Первый акт: ворота замка, у которых охотники находят пьяными Шлюка и Яу. На сцене показаны только ворота с круглой вертящейся дверью, украшенной вверху бронзовой статуей Амура. Ворота у самой авансцены. Они поражают своей грандиозностью, так они громадны и так пышны. Сквозь ворота не видно замка, но по уходящему в глубь ряду боскетных ширм[cxxvii] зритель сразу воспринимает и стиль эпохи, и богатство тех, кто живет за этими воротами. А фигуры Шлюка и Яу рядом с пышными воротами сразу создают нужный для пьесы контраст и вводят зрителя в плоскость трагикомедии, сатиры[55].
Настроение королевской спальни синтезировано нелепо пышной постелью преувеличенных размеров, с невероятными балдахинами. Все масштабы преувеличенно большие для впечатления королевской пышности и комически-чопорного богатства. Сразу звучит сатира, как в рисунках Т.‑Т. Гейне.
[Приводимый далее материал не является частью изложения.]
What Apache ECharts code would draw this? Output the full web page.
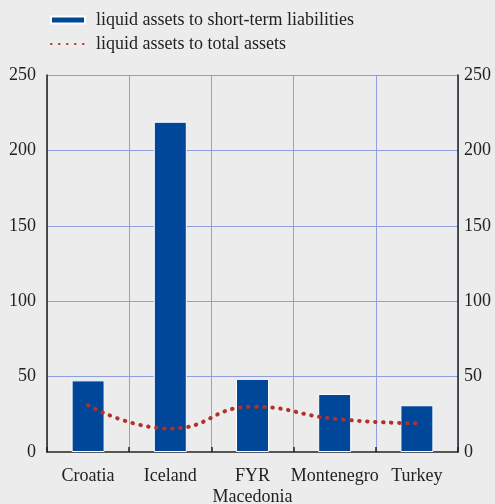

В третьей картине условность приема доведена до высшего предела. Настроение праздности и затейливости выражено рядом боскетных беседок наподобие корзин, которые тянутся по авансцене. Задний занавес (фон) — голубое небо в облачках-барашках. Линии горизонта — пунцовые розы во всю длину сцены. Кринолины, белые парики, костюмы действующих лиц скомбинированы в цветах декорации и вместе с ней выражают одну живописную задачу: перламутровую симфонию, обаяние картин К. А. Сомова. {110} До поднятия занавеса — дуэт в стиле XVIII века. Поднимается занавес. В каждой беседке-корзине сидят: в средней Зидзелиль, по бокам придворные дамы. Все вышивают одну и ту же широкую ленту иглами из слоновой кости. И все в такт, как одна, а вдали дуэт под аккомпанемент клавесина и арфы. Музыкально-ритмичны: движения, линии, жесты, слова, краски декораций, краски костюмов.
Все, что надо было скрыть от публики, все эти так называемые пролеты скрывались условными холстами, не заботясь о том, чтобы зритель забыл, что он в театре.
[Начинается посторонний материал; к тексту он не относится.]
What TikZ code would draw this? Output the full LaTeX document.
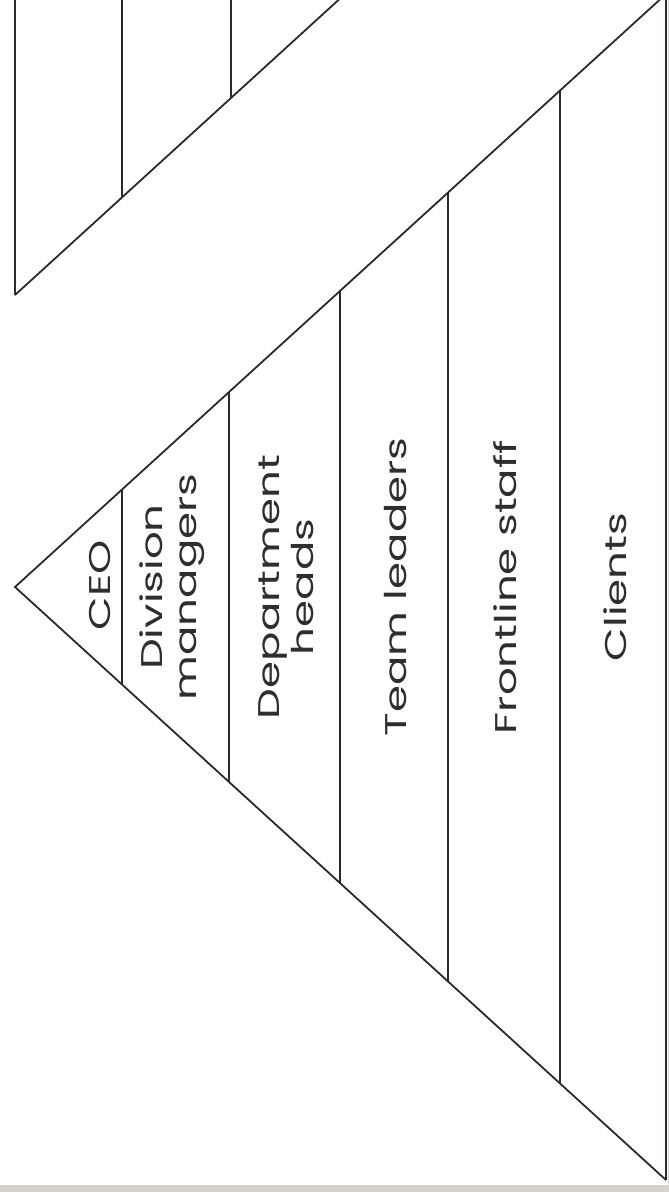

На вопрос тогдашней периодической прессы: «Интересно, будет ли этот театр (Театр-студия) носителем и продолжателем убеждений Художественного театра или же воплотит новые стремления и искания драматического и театрального искусства?» — мог быть дан один лишь ответ.
Случилось так, что Театр-студия не захотел быть носителем и продолжателем убеждений Художественного театра, а бросился в строительство нового здания с основания.
При Театре-студии создается Литературное бюро, и к участию в его работе привлекаются наши выдающиеся поэты новых литературных групп: «Весов» и «Вопросов жизни»[cxxviii]. Этот орган — Литературное бюро — должен доставлять театру интересные произведения новейшей драматической литературы всех стран. Заведование Литературным бюро поручается Вал. Брюсову, который потом принимает в делах театра ближайшее участие. Из дальнейших глав моей работы будет понятно, почему именно Брюсов был привлечен к ближайшему участию в театре.
Театр-студия стал театром исканий. Но освободиться от натуралистических пут мейнингенской школы[cxxix] было ему не так легко. Когда случилось нечто роковое, и театр «отцвел, не успевши расцвесть», в «Весах»[56] Вал. Брюсов писал:
«В Театре-студии во многих отношениях сделаны были попытки порвать с реализмом современной сцены и смело принять условность как принцип театрального искусства. В движениях было больше пластики, чем подражания действительности, иные группы казались помпейскими фресками, воспроизведенными в живой картине. Декорации нисколько не считались с условиями реальности, комнаты были без потолка, колонны замка обвиты какими-то лианами и т. д. Диалог звучал все время на фоне музыки, вовлекавшей души слушателей в мир метерлинковской драмы. Но, с другой стороны, властно давала себя знать привычка к традициям сцены, многолетняя выучка Художественного театра. Артисты, изучившие условные жесты, о которых грезили прерафаэлиты[cxxx], — в интонациях по-прежнему стремились к реальной правдивости разговора, старались голосом передать страсть и волнение, {111} как они выражаются в жизни. Декоративная обстановка была условна, но в подробностях резко реалистична. Там, где кончалась выучка режиссера, начиналась обыкновенная актерская игра, и тотчас было видно, что играют плохие актеры, без истинной школы и без всякого темперамента. Театр-студия показал для всех, ознакомившихся с ним, что пересоздать театр на прежнем фундаменте нельзя. Или надо продолжить здание Антуан-Станиславского театра, или начинать с основания».